We’ll start with annual average sea ice extent. Not all years are covered completely, especially this year because it isn’t over yet. So we’ll do two things to improve the situation. First, we’ll transform extent to extent anomaly to remove the average annual cycle. Second, rather than have the final data point (for 2015) be less precise simply because it has less data, we’ll average over years from October through the following September. We’re still computing one-year averages, and the sea ice doesn’t really care when we choose to start our calendar.
And here they are:
The downward trend is quite clear. And yes, it can (easily) be confirmed statistically — it’s not just a visual impression.
But there’s also a visual impression of more than just a linear decline. This can be confirmed in multiple ways, including changepoint analysis, which finds not one but two changes in the trend rate. Let’s plot a smooth curve fit to the data in red, and a piecewise-linear fit estimated by changepoint analysis in blue:
The difference between the most recent trend rate and zero isn’t statistically significant. But then, neither is the difference between the most recent trend rate and the original trend rate (in the early part of the data). If you want a graphical representation, look here. It underscores how uncertain the most recent trend is, due to the brevity of the time span. We can be confident that it’s not declining as fast as it was during the 2003-2007 time span, when it really took a nosedive.
One thing is for certain: there’s no validity to any claim of “recovery.” For one thing, evidence that the current trend is upward (rather a necessity for “recovery”) just isn’t there. For another thing, annual average sea ice extent is not only still well below what it was 30 years ago, it’s well below what it would have been had the downard trend at that time continued unabated:
Seriously. Talk of “recovery” is downright foolish.
Many people focus on the annual minimum of sea ice extent.
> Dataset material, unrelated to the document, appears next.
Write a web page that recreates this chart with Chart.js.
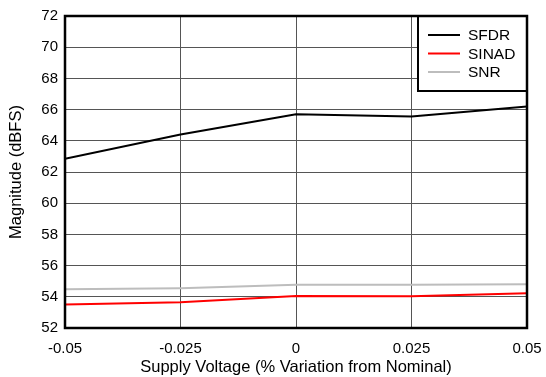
<!DOCTYPE html>
<html>
<head>
<meta charset="utf-8">
<script src="https://cdn.jsdelivr.net/npm/chart.js@4"></script>
<style>
  html, body { margin: 0; padding: 0; background: #fff; }
  #wrap { width: 546px; height: 377px; }
</style>
</head>
<body>
<div id="wrap"><canvas id="grafico" width="546" height="377"></canvas></div>
<script>
// =============================
// DATOS
// =============================
const xValores = [-0.05, -0.025, 0, 0.025, 0.05];
const xTicks = [-0.05, -0.025, 0, 0.025, 0.05];
const xTickLabels = ["-0.05", "-0.025", "0", "0.025", "0.05"];
const yTicks = [52, 54, 56, 58, 60, 62, 64, 66, 68, 70, 72];

const series = ["SFDR", "SINAD", "SNR"];
const sfdr = [62.85, 64.4, 65.7, 65.55, 66.2];
const sinad = [53.5, 53.65, 54.05, 54.03, 54.22];
const snr = [54.48, 54.55, 54.78, 54.77, 54.8];
const colores = ["#000000", "#ff0000", "#bdbdbd"];

const fuente = "'Liberation Sans', Arial, Helvetica, sans-serif";

function puntos(vals) {
  return vals.map((v, i) => ({ x: xValores[i], y: v }));
}

// =============================
// PLUGIN: marco + leyenda
// =============================
const marcoLeyenda = {
  id: "marcoLeyenda",
  afterDatasetsDraw(chart) {
    const { ctx, chartArea: a } = chart;
    ctx.save();
    // leyenda
    const lx = 418, ly = a.top, lw = a.right - 418, lh = 75;
    ctx.fillStyle = "#fff";
    ctx.fillRect(lx, ly, lw, lh);
    ctx.strokeStyle = "#000";
    ctx.lineWidth = 2;
    ctx.strokeRect(lx, ly, lw, lh);
    ctx.font = "15.5px " + fuente;
    ctx.textBaseline = "middle";
    chart.data.datasets.forEach((ds, i) => {
      const y = ly + 19 + i * 18.5;
      ctx.strokeStyle = ds.borderColor;
      ctx.lineWidth = 2;
      ctx.beginPath();
      ctx.moveTo(428, y);
      ctx.lineTo(460, y);
      ctx.stroke();
      ctx.fillStyle = "#000";
      ctx.fillText(ds.label, 468, y + 1);
    });
    // marco
    ctx.strokeStyle = "#000";
    ctx.lineWidth = 2.5;
    ctx.strokeRect(a.left, a.top, a.right - a.left, a.bottom - a.top);
    ctx.restore();
  }
};

// =============================
// GRÁFICO
// =============================
new Chart(document.getElementById("grafico"), {
  type: "line",
  data: {
    datasets: [
      { label: series[0], data: puntos(sfdr), borderColor: colores[0] },
      { label: series[1], data: puntos(sinad), borderColor: colores[1] },
      { label: series[2], data: puntos(snr), borderColor: colores[2] }
    ].map(d => Object.assign(d, { borderWidth: 2, pointRadius: 0, tension: 0, fill: false }))
  },
  options: {
    responsive: false,
    animation: false,
    layout: { padding: { top: 13, right: 19, left: 0, bottom: 0 } },
    plugins: {
      legend: { display: false },
      tooltip: { enabled: false }
    },
    scales: {
      x: {
        type: "linear",
        min: -0.05,
        max: 0.05,
        afterBuildTicks: s => { s.ticks = xTicks.map(v => ({ value: v })); },
        afterFit: s => { s.height = 49; s.paddingLeft = 0; s.paddingRight = 0; },
        grid: { color: "#555", lineWidth: 1, drawTicks: false },
        border: { display: false },
        ticks: {
          padding: 12,
          color: "#000",
          font: { family: fuente, size: 15 },
          maxRotation: 0,
          callback: (v) => {
            const i = xTicks.findIndex(t => Math.abs(t - v) < 1e-9);
            return i >= 0 ? xTickLabels[i] : "";
          }
        },
        title: {
          display: true,
          text: "Supply Voltage (% Variation from Nominal)",
          color: "#000",
          font: { family: fuente, size: 16.5 },
          padding: { top: 1, bottom: 0 }
        }
      },
      y: {
        min: 52,
        max: 72,
        afterBuildTicks: s => { s.ticks = yTicks.map(v => ({ value: v })); },
        afterFit: s => { s.width = 65; },
        grid: { color: "#555", lineWidth: 1, drawTicks: false },
        border: { display: false },
        ticks: {
          padding: 7,
          color: "#000",
          font: { family: fuente, size: 15 }
        },
        title: {
          display: true,
          text: "Magnitude (dBFS)",
          color: "#000",
          font: { family: fuente, size: 16.5 },
          padding: { top: 7, bottom: 0 }
        }
      }
    }
  },
  plugins: [marcoLeyenda]
});
</script>
</body>
</html>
Here’s that data:
Again an overall downtrend is clear (and again, easily confirmed statistically). This time, changepoint analysis can only confirm one rate change, but a smooth suggests more might be going on:
Statistically, the issue can’t be decided using just this data. Part of the reason is that the annual minima have a higher noise level than annual averages. This is well indicated by the standard deviation of the residuals from smooth fits and piecewise-linear models; for annual averages it’s only about 0.13 million square kilometers, but for annual minima it’s about 0.45, more than three times as large.
We shouldn’t give short shrift to the annual maxima. Here they are:
One more time, clear downtrend easily confirmed statistically. But this time, a smooth fit doesn’t suggest any trend change and changepoint analysis doesn’t find one:
All we can say for sure is that it was trending downward, and all the evidence points to the fact that it still is. By the way, the noise level for the annual maxima is about 0.26 million km^2, more than for annual averages but less than for annual minima.
Probably one of the reasons for the differing behavior between annual minima and maxima is latitude dependence. There’s probably more to the story as well, but I’m not qualified to opine on that.
Perhaps we’ll have a comment about this from Ron Clutz. I’m interested in knowing whether or not he really meant it when he titled his blog “Science Matters.”